Женщины, читающие мою книгу, вольны упрекнуть меня в невежестве, но им невозможно укорить меня в самонадеянности. Их наставления принесут мне пользу: я надеюсь составить впоследствии отдельную монографию любви.
Как бы ни был необъятен запас образов, которым располагает любовь, нож философа сумеет сорвать маскирующие ее одежды, срезать покровы ее и обнажить скелет, лежащий в ее основе. Да, суть и основание любви все же состоит во взаимном влечении полов ради приведения материи к жизни и воспроизведения новых особей. Участие чувства в этом феномене и составляет невещественную любовь, могущую достигнуть до такой силы и высоты, что люди, объятые ею, в состоянии окончательно забыть о финальной цели своих стремлений. Эта забывчивость простирается у многих до отрицания того, что, в сущности, сближение полов составляет действительную и непременную цель любви; при этом полагают, что сделанное мною выше определение любви унижает это чувство. Это – одно из тех предубеждений, которые, будучи обусловлены более страстностью, чем рассудком, приводят людей к заблуждению. Определенность никогда не может унизить сущности предмета; правда разоблачает и окончательно изобличает; она выставляет на вид уродливость, но никогда не может сотворить недостатка, которого не было раньше. Сочетание полов вовсе не составляет действия грубого или низкого, будучи выполнением естественного закона, а вместе с тем – и проявления прекраснейшей из жизненных сил; только человек мог изуродовать и унизить этот феномен любви проституцией нравственного его начала. Человек может любить, и любить страстно, чистейшей платонической любовью, не помышляя вовсе о прелести последних объятий, не ведая даже того, что открыло людям видение добра и зла, но все же, в естественном порядке вещей, любовь его будет бессознательно основана на понятии о поле и о воспроизведении себе подобных. Любовь возможна только к особи иного пола и только в возрасте, способном к деторождению; это одно уже показывает, где источник аффекта. Из отпрыска одного и того же растения искусный садовник может воспитать побег, приносящий обильный плод, и ветку многоценную, которая истощает жизнь свою, произращая цветы и листья.

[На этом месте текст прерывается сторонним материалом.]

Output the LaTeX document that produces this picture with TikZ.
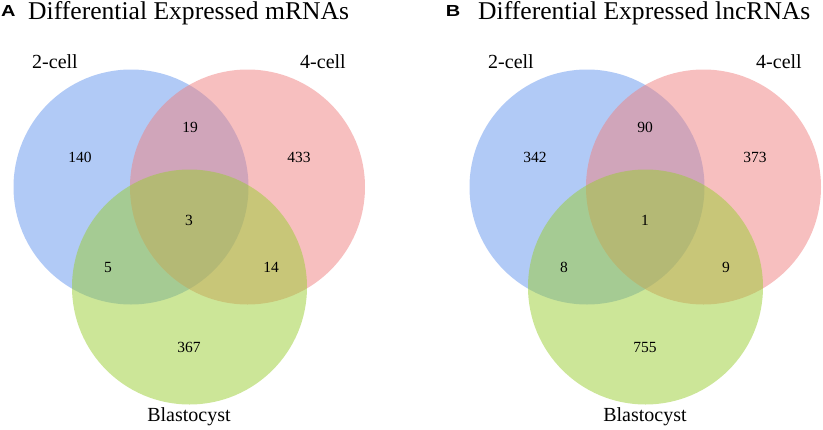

Каждая из ветвей, однако, будь она изукрашена листьями и цветами или удручена обилием семян, одинаково исходит из одного и того же корня, составляя часть одного и того же растения. То же бывает и с любовью: при обычном своем течении, она дает нам вместо зеленых листьев чистейшие радости свои; вместо цветов – поцелуи и ласки; плоды она срывает при полном развитии своих наслаждений. Как дерево растет высоким и стройным, не давая ни цвету, ни плодов, так и любовь способна озарять теплыми своими лучами людей, никогда не изведавших содроганий чувственной любви. Дерево, тем не менее, сотворено природой для передачи семенами жизни другим особям, а пламень любви зажжен в сердцах людей ради того, чтобы они передавали теплоту жизни следующим за ними поколениям. Это сравнение может быть доведено и дальше. Как растение не покрывается цветом и плодами, так и любовь может довольствоваться вечнозеленой красой листьев, т. е. платоническими утехами. Когда любовь достигла плодов своих, тогда природа выполнила свое назначение, и оба должны бы подлежать одинаково замиранию и смерти, но и тому, и другому суждено бывает еще долгое существование благодаря щедрости провидения.